Dave:- Yep! Four nights a week!
Suit: - Well then it is logical to suggest that you do not masturbate
Dave: - Me? Never
Suit: - Well there you are! That's logical science at work!
Dave: - How's that then?
Suit: - Well from finding out that you had a goldfish, I've told you
about your s*x life !
Dave: - I see! That's pretty impressive ... thanks mate!
Both leave the toilet and Dave returns to his mate.
Phil: - I see the suit was in there. Did you ask him what he does?
Dave: - Yep! He's a logical scientist!
Phil: - What's that then?
Dave:- I'll try and explain. Do you have a goldfish?
Phil: - Nope
Dave: - Well then, you're a w@nker.
This is an actual job application a 17 year old boy submitted at a McDonald's fast-food establishment in Florida...and they hired him because he was so honest and funny!
NAME: Greg Bulmash
S*X: Not yet. Still waiting for the right person.
DESIRED POSITION: Company President or Vice President. But seriously, whatever's available. If I was in a position to be picky, I wouldn't be applying here in the first place.
DESIRED SALARY: $185,000 a year plus stock options and a Michael Ovitz style severance package. If that's not possible, make an offer and we can haggle.

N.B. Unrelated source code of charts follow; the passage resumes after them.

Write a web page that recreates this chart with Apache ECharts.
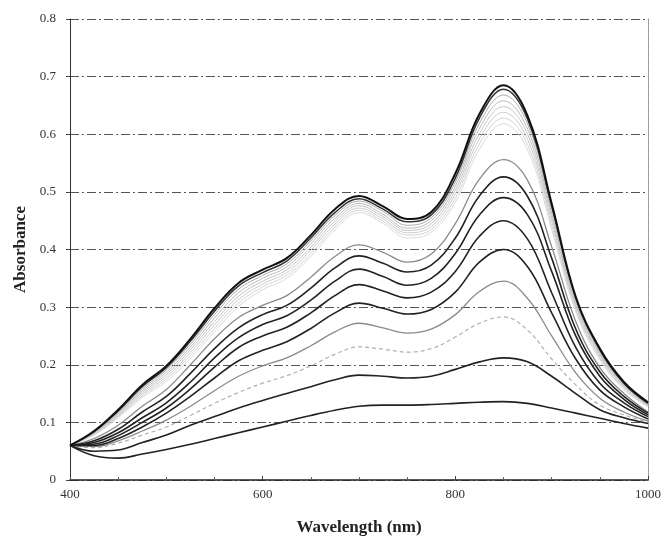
<!DOCTYPE html>
<html>
<head>
<meta charset="utf-8">
<script src="https://cdn.jsdelivr.net/npm/echarts@6/dist/echarts.min.js"></script>
<style>
  html, body { margin: 0; padding: 0; background: #fff; }
  #chart { width: 665px; height: 542px; }
</style>
</head>
<body>
<div id="chart"></div>
<script>
// wavelengths (nm)
var wavelengths = [400, 425, 450, 475, 500, 525, 550, 575, 600, 625, 650, 675, 700,
  725, 750, 775, 800, 825, 850, 875, 900, 925, 950, 975, 1000];

// absorbance spectra, top to bottom
var t1 = [.060, .085, .122, .165, .198, .245, .298, .342, .365, .385, .425, .470, .493, .475, .453, .465, .532, .635, .685, .632, .480, .318, .228, .170, .135];
var t2 = [.060, .084, .120, .162, .195, .241, .293, .337, .360, .380, .420, .464, .488, .470, .448, .460, .524, .628, .678, .626, .476, .316, .226, .168, .133];
var g1 = [.060, .083, .118, .158, .191, .236, .287, .331, .355, .375, .415, .459, .484, .466, .442, .455, .517, .619, .668, .618, .470, .313, .224, .167, .132];
var g2 = [.060, .082, .116, .155, .187, .231, .281, .325, .350, .370, .410, .454, .480, .461, .437, .450, .510, .610, .658, .609, .463, .308, .221, .165, .131];
var g3 = [.060, .081, .114, .152, .183, .226, .275, .319, .345, .365, .404, .449, .476, .457, .433, .445, .503, .601, .648, .600, .456, .304, .218, .163, .130];
var g4 = [.060, .080, .112, .149, .179, .221, .269, .313, .340, .360, .399, .444, .472, .453, .429, .440, .496, .592, .638, .591, .449, .300, .215, .161, .129];
var g5 = [.060, .079, .110, .146, .175, .216, .263, .307, .335, .355, .393, .439, .468, .449, .425, .435, .489, .583, .628, .582, .442, .296, .212, .159, .128];
var g6 = [.060, .078, .108, .143, .171, .211, .257, .301, .330, .350, .388, .434, .464, .445, .420, .430, .482, .574, .618, .573, .435, .292, .209, .157, .127];
var c1 = [.060, .072, .095, .128, .157, .200, .245, .282, .303, .320, .352, .388, .408, .395, .378, .392, .445, .522, .556, .520, .405, .275, .195, .150, .118];
var c2 = [.060, .068, .088, .118, .145, .185, .228, .264, .287, .303, .333, .368, .389, .376, .361, .373, .420, .493, .526, .492, .385, .262, .188, .145, .116];
var c3 = [.060, .065, .082, .108, .134, .170, .212, .247, .270, .285, .312, .345, .366, .353, .338, .350, .393, .460, .490, .460, .362, .250, .180, .140, .113];
var c4 = [.060, .062, .077, .100, .125, .158, .196, .230, .250, .265, .290, .320, .339, .328, .316, .326, .362, .423, .450, .418, .325, .230, .168, .134, .110];
var c5 = [.060, .060, .072, .092, .116, .145, .177, .207, .225, .240, .263, .290, .307, .298, .288, .296, .326, .378, .400, .370, .290, .210, .156, .127, .106];
var c6 = [.060, .058, .068, .085, .104, .128, .155, .180, .198, .212, .233, .257, .272, .264, .255, .262, .287, .327, .345, .315, .250, .186, .142, .118, .102];
var c7 = [.060, .056, .064, .078, .092, .112, .133, .152, .168, .181, .198, .218, .231, .227, .222, .228, .248, .272, .283, .260, .210, .165, .130, .113, .100];
var c8 = [.060, .050, .052, .065, .078, .095, .110, .125, .138, .150, .162, .174, .182, .180, .177, .180, .192, .205, .212, .205, .180, .150, .122, .108, .098];
var c9 = [.060, .042, .038, .045, .053, .062, .072, .082, .092, .102, .112, .121, .128, .130, .130, .131, .133, .135, .136, .133, .125, .116, .107, .098, .090];

var xTicks = [400, 600, 800, 1000];
var yTicks = [0, 0.1, 0.2, 0.3, 0.4, 0.5, 0.6, 0.7, 0.8];

var spectra = [
  { d: t1, color: '#111', w: 2 },
  { d: t2, color: '#333', w: 1.5 },
  { d: g1, color: '#aaa', w: 1 },
  { d: g2, color: '#bbb', w: 1 },
  { d: g3, color: '#c4c4c4', w: 1 },
  { d: g4, color: '#ccc', w: 1 },
  { d: g5, color: '#d4d4d4', w: 1 },
  { d: g6, color: '#dadada', w: 1 },
  { d: c1, color: '#8a8a8a', w: 1.3 },
  { d: c2, color: '#222', w: 1.6 },
  { d: c3, color: '#222', w: 1.6 },
  { d: c4, color: '#222', w: 1.6 },
  { d: c5, color: '#222', w: 1.6 },
  { d: c6, color: '#8a8a8a', w: 1.3 },
  { d: c7, color: '#b0b0b0', w: 1.2, dash: [4, 3] },
  { d: c8, color: '#222', w: 1.6 },
  { d: c9, color: '#222', w: 1.6 }
];

var myChart = echarts.init(document.getElementById('chart'));

var series = spectra.map(function (s, i) {
  return {
    name: 's' + i,
    type: 'line',
    smooth: 0.4,
    symbol: 'none',
    silent: true,
    z: 20 - i + (s.color === '#222' || i < 2 ? 20 : 0),
    lineStyle: { color: s.color, width: s.w, type: s.dash || 'solid' },
    data: wavelengths.map(function (x, k) { return [x, s.d[k]]; })
  };
});

var serif = '"Liberation Serif", "DejaVu Serif", serif';

var option = {
  animation: false,
  backgroundColor: '#fff',
  grid: { left: 70, right: 17, top: 19, bottom: 62 },
  xAxis: {
    type: 'value',
    min: xTicks[0],
    max: xTicks[xTicks.length - 1],
    interval: 200,
    name: 'Wavelength (nm)',
    nameLocation: 'middle',
    nameGap: 39,
    nameTextStyle: { fontFamily: serif, fontWeight: 'bold', fontSize: 17, color: '#222' },
    axisLine: { lineStyle: { color: '#222', width: 1.5 } },
    axisTick: { inside: true, length: 4, lineStyle: { color: '#444' } },
    minorTick: { show: true, splitNumber: 4, length: 3, lineStyle: { color: '#666' } },
    axisLabel: {
      fontFamily: serif, fontSize: 13, color: '#333', margin: 8,
      formatter: function (v) { return String(v); }
    },
    splitLine: { show: false }
  },
  yAxis: [{
    type: 'value',
    min: yTicks[0],
    max: yTicks[yTicks.length - 1],
    interval: 0.1,
    name: 'Absorbance',
    nameLocation: 'middle',
    nameGap: 38,
    nameTextStyle: { fontFamily: serif, fontWeight: 'bold', fontSize: 17, color: '#222' },
    axisLine: { show: true, lineStyle: { color: '#333', width: 1 } },
    axisTick: { show: true, inside: false, length: 4, lineStyle: { color: '#444' } },
    axisLabel: {
      fontFamily: serif, fontSize: 13, color: '#333', margin: 14,
      formatter: function (v) { return String(Math.round(v * 10) / 10); }
    },
    splitLine: { show: true, lineStyle: { color: '#555', width: 1, type: [9, 3, 2, 3] } }
  }, {
    type: 'value',
    position: 'right',
    min: yTicks[0],
    max: yTicks[yTicks.length - 1],
    interval: 0.1,
    axisLine: { show: true, lineStyle: { color: '#888', width: 1, type: 'dotted' } },
    axisTick: { show: false },
    axisLabel: { show: false },
    splitLine: { show: false }
  }],
  series: series
};

myChart.setOption(option);
</script>
</body>
</html>
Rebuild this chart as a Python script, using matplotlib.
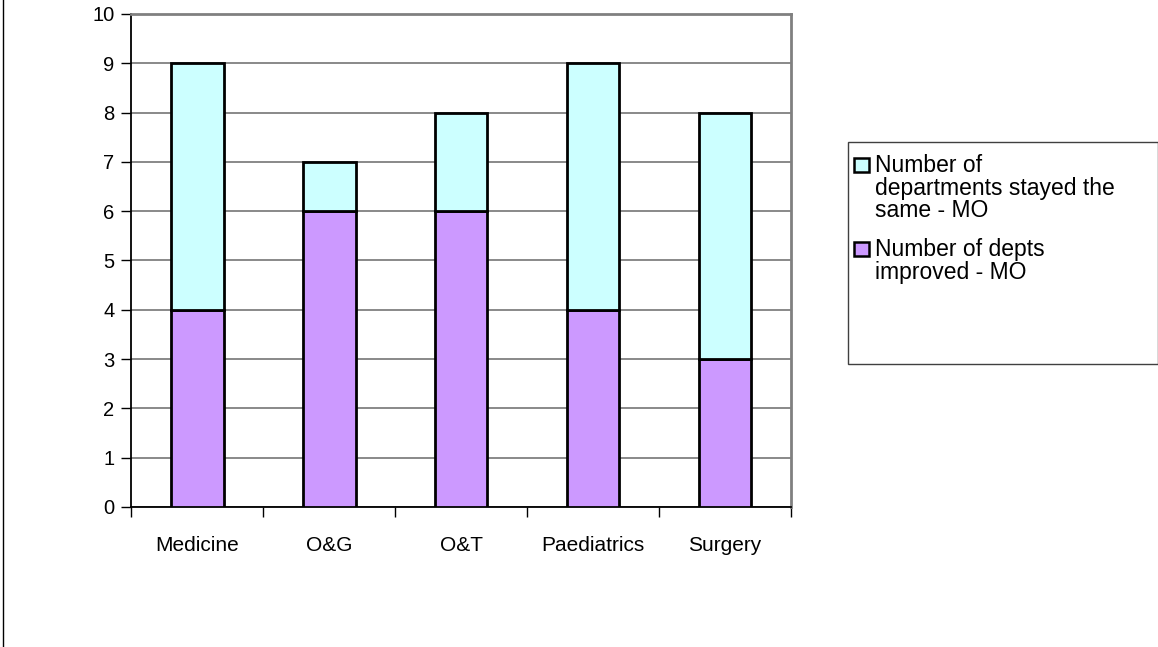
import numpy as np
import matplotlib.pyplot as plt
from matplotlib.patches import Rectangle
from matplotlib.lines import Line2D

plt.rcParams['font.family'] = ['Liberation Sans', 'DejaVu Sans']

# data
departments = ['Medicine', 'O&G', 'O&T', 'Paediatrics', 'Surgery']
improved = [4, 6, 6, 4, 3]
stayed_same = [5, 1, 2, 5, 5]
series_names = ['Number of\ndepartments stayed the\nsame - MO',
                'Number of depts\nimproved - MO']
colors = ['#CCFFFF', '#CC99FF']

fig = plt.figure(figsize=(11.58, 6.47), dpi=100)
ax = fig.add_axes([0.1133, 0.2164, 0.5697, 0.762])

x = np.arange(len(departments))
ax.bar(x, improved, width=0.4, color=colors[1], edgecolor='black', linewidth=2, zorder=3)
ax.bar(x, stayed_same, width=0.4, bottom=improved, color=colors[0],
       edgecolor='black', linewidth=2, zorder=3)

ax.set_xlim(-0.5, len(departments) - 0.5)
ax.set_ylim(0, 10)
ax.set_yticks(range(0, 11))
ax.yaxis.grid(True, color='#808080', linewidth=1.3, zorder=0)

# category ticks sit between the bars, labels under the bars
ax.set_xticks(np.arange(-0.5, len(departments)), minor=False)
ax.set_xticklabels([])
ax.set_xticks(x, minor=True)
ax.set_xticklabels(departments, minor=True)
ax.tick_params(axis='x', which='minor', length=0, pad=21, labelsize=15)
ax.tick_params(axis='x', which='major', length=7, width=1, direction='out')
ax.tick_params(axis='y', length=7, width=1, direction='out', labelsize=14.5, pad=5)

for side in ['top', 'right']:
    ax.spines[side].set_color('#808080')
    ax.spines[side].set_linewidth(2)
ax.spines['left'].set_linewidth(1.3)
ax.spines['bottom'].set_linewidth(1.3)

# legend box, drawn by hand so the swatch sits on the first line
fig.patches.append(Rectangle((0.7325, 0.438), 0.2675, 0.342, transform=fig.transFigure,
                             facecolor='white', edgecolor='#404040', linewidth=1))
entries = [(colors[0], series_names[0], 0.7558), (colors[1], series_names[1], 0.626)]
for col, name, ytop in entries:
    fig.patches.append(Rectangle((0.7375, ytop - 0.022), 0.0125, 0.022, transform=fig.transFigure,
                                 facecolor=col, edgecolor='black', linewidth=1.8))
    fig.text(0.7555, ytop + 0.006, name, fontsize=16.5, va='top', ha='left', linespacing=0.97)

# outer chart border on the left
fig.lines.append(Line2D([0.003, 0.003], [0, 1], transform=fig.transFigure,
                        color='black', linewidth=1))

fig.savefig('out.png', dpi=100)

LAST POSITION HELD: Target for middle management hostility.
SALARY: Less than I'm worth.
MOST NOTABLE ACHIEVEMENT: My incredible collection of stolen pens and post-it notes.
REASON FOR LEAVING: It s*cked.
HOURS AVAILABLE TO WORK: Any.
PREFERRED HOURS: 1:30-3:30 p.m., Monday, Tuesday, and Thursday.
DO YOU HAVE ANY SPECIAL SKILLS?: Yes, but they're better suited to a more intimate environment.
MAY WE CONTACT YOUR CURRENT EMPLOYER?: If I had one, would I be here?
DO YOU HAVE ANY PHYSICAL CONDITIONS THAT WOULD PROHIBIT YOU FROM LIFTING UP TO 50 LBS?: Of what?
DO YOU HAVE A CAR?: I think the more appropriate question here would be "Do you have a car that runs?"
HAVE YOU RECEIVED ANY SPECIAL AWARDS OR RECOGNITION?: I may already be a winner of the Publishers Clearing house Sweepstakes.
DO YOU SMOKE?: On the job no, on my breaks yes.
WHAT WOULD YOU LIKE TO BE DOING IN FIVE YEARS?: Living in the Bahamas with a fabulously wealthy dumb sexy blonde super model who thinks I'm the greatest thing since sliced bread. Actually, I'd like to be doing that now.
DO YOU CERTIFY THAT THE ABOVE IS TRUE AND COMPLETE TO THE BEST OF YOUR KNOWLEDGE?: Yes. Absolutely.
A husband was thinking what to get his wife for her 40th birthday, when he overheard her talking with one of her girlfriends, the girlfriend asked what she would like for her birthday, the wife replied "I'd love to be 8 once again" the girlfriend laughed and said sorry she couldn't do that, but the husband had a brainwave and it could be fun for the both of them.
On the morning of her birthday, he woke up early, got up, made her a nice big bowl of coco-pops and then took her off to a theme park.
They went on every ride in the park. Waltzers, rollercoaster's, dodgems
Five hours later she staggered out of the theme park. Her head was reeling and her stomach felt upside down.
They drove to a McDonald's where her husband ordered her a Happy Meal with extra fries and a refreshing chocolate shake and came back with 2 party hats. Then it was off to a movie to see the latest blockbuster, a hot-dog, popcorn, a large cola, and a big box of minstrels.
What a fantastic day it had been.
Finally she got home with her husband and collapsed into bed, exhausted. He leaned over his wife with a big smile and lovingly asked, "Well, babe, what was it like being eight again?"
Her eyes slowly opened and her expression suddenly changed. "Is that what this crazy day was all about?
You f***ing idiot, I meant my dress size!"